Среда, я присаживаюсь на кровать к Даниэлю: обритый наголо, без своей роскошной шевелюры, он стал похож на римского легионера. Сколько еще все это безобразие будет продолжаться? Я требую, чтобы из прихожей убрали одежду. И кто это без конца трезвонит в Марсель? Если вы думаете, что я оплачиваю телефонные счета не глядя, вы ошибаетесь! Что делается в ванной, почему постоянно исчезают мои расчески и зубные щетки, а теперь еще и зонтик? Даниэль, хороший сын, бормочет что-то нечленораздельное и успокаивающее. Он понимает, что я не в себе. Может, я хочу закурить сигарету? Или он приготовит мне чашку чая? (У него в комнате спиртовка, и он регулярно засоряет раковину, выливая туда заварку.) Но я не уступлю. Сегодня не будет никакой праздной болтовни и непринужденных бесед о сравнительных достоинствах детективных романов. Я настроена серьезно! Вторая половина дня. Около трех я отрываюсь от рукописи, которую читала с горькой радостью исполняемого долга (единственный вид радости, который эта рукопись может подарить), выхожу в наш узкий коридор и тут же, прямо у своей комнаты, сталкиваюсь с незнакомым мужчиной, следующим из туалета. Человек как человек, таких на улице встречаешь на каждом шагу, лет двадцати пяти, в галстуке, темном костюме… Посторонившись, он с вежливым безразличием пропускает меня, точно мы встретились в кафе или на вокзале. «Простите, мадам…» Я в полном изумлении смотрю ему вслед: он спокойно направляется к входной двери, открывает ее и исчезает. Так, значит, он вошел только для того, чтобы воспользоваться нашим туалетом?
Я стою в коридоре, не в силах сдвинуться с места, и умираю от безумного раскрепощающего смеха. Каким респектабельным выглядел этот посетитель, как непринужденно он воспользовался для своих нужд моей квартирой, ну точь-в-точь прохожий на улице, зашедший в общественный туалет, — это не просто возмутительно, это черт знает что такое. Когда я перестаю наконец смеяться, я понимаю, что ко мне вернулось чувство юмора.

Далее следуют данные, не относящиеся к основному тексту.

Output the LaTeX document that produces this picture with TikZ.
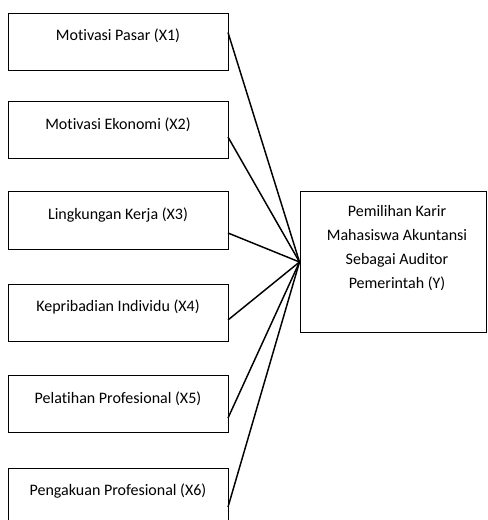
\documentclass[tikz,border=0pt]{standalone}
\usepackage{fontspec}
\setmainfont{Carlito}[Ligatures={NoCommon}]
\begin{document}
\begin{tikzpicture}[x=0.75pt,y=-0.75pt,
  box/.style={draw, line width=0.75pt, minimum width=165pt, minimum height=42.75pt, inner sep=0pt},
  lbl/.style={font=\fontsize{12pt}{14pt}\selectfont, anchor=base, inner sep=0pt},
  conn/.style={line width=1.1pt}]
\useasboundingbox (0,0) rectangle (487,520);
% left boxes
\node[box] (x1) at (118,42.5) {};
\node[box] (x2) at (118,130) {};
\node[box] (x3) at (118,220.5) {};
\node[box] (x4) at (118,312.5) {};
\node[box] (x5) at (118,404) {};
\node[box] (x6) at (118,496.5) {};
\node[lbl] (t1) at (118,40.5) {Motivasi Pasar (X1)};
\node[lbl] (t2) at (118,129.5) {Motivasi Ekonomi (X2)};
\node[lbl] (t3) at (118,219.5) {Lingkungan Kerja (X3)};
\node[lbl] (t4) at (118,311.5) {Kepribadian Individu (X4)};
\node[lbl] (t5) at (118,403.5) {Pelatihan Profesional (X5)};
\node[lbl] (t6) at (118,495.5) {Pengakuan Profesional (X6)};
% right box
\node[box, minimum width=139.5pt, minimum height=105pt] (y) at (393,262) {};
\node[lbl, align=center, anchor=north, font=\fontsize{12pt}{18pt}\selectfont] (ty) at (397,205)
  {Pemilihan Karir\\Mahasiswa Akuntansi\\Sebagai Auditor\\Pemerintah (Y)};
% connector start points
\coordinate (s1) at (228,32.5);
\coordinate (s2) at (228,137);
\coordinate (s3) at (228,233);
\coordinate (s4) at (228,320);
\coordinate (s5) at (228,418);
\coordinate (s6) at (228,507);
\foreach \i in {1,...,6} \draw[conn] (s\i) -- (y.west);
\end{tikzpicture}
\end{document}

Вечером приходит Даниэль, и мы вместе пытаемся вычислить, кто этот таинственный незнакомец. «Это не Жан-Мишель? И не Ришар? А может быть…» Нет, мы не можем догадаться. Как бы там ни было, сегодня вечером я приготовлю эскалопы по-милански, чтобы отпраздновать возвращение своего чувства юмора. Этот респектабельный молодой человек, уж не ангел ли он?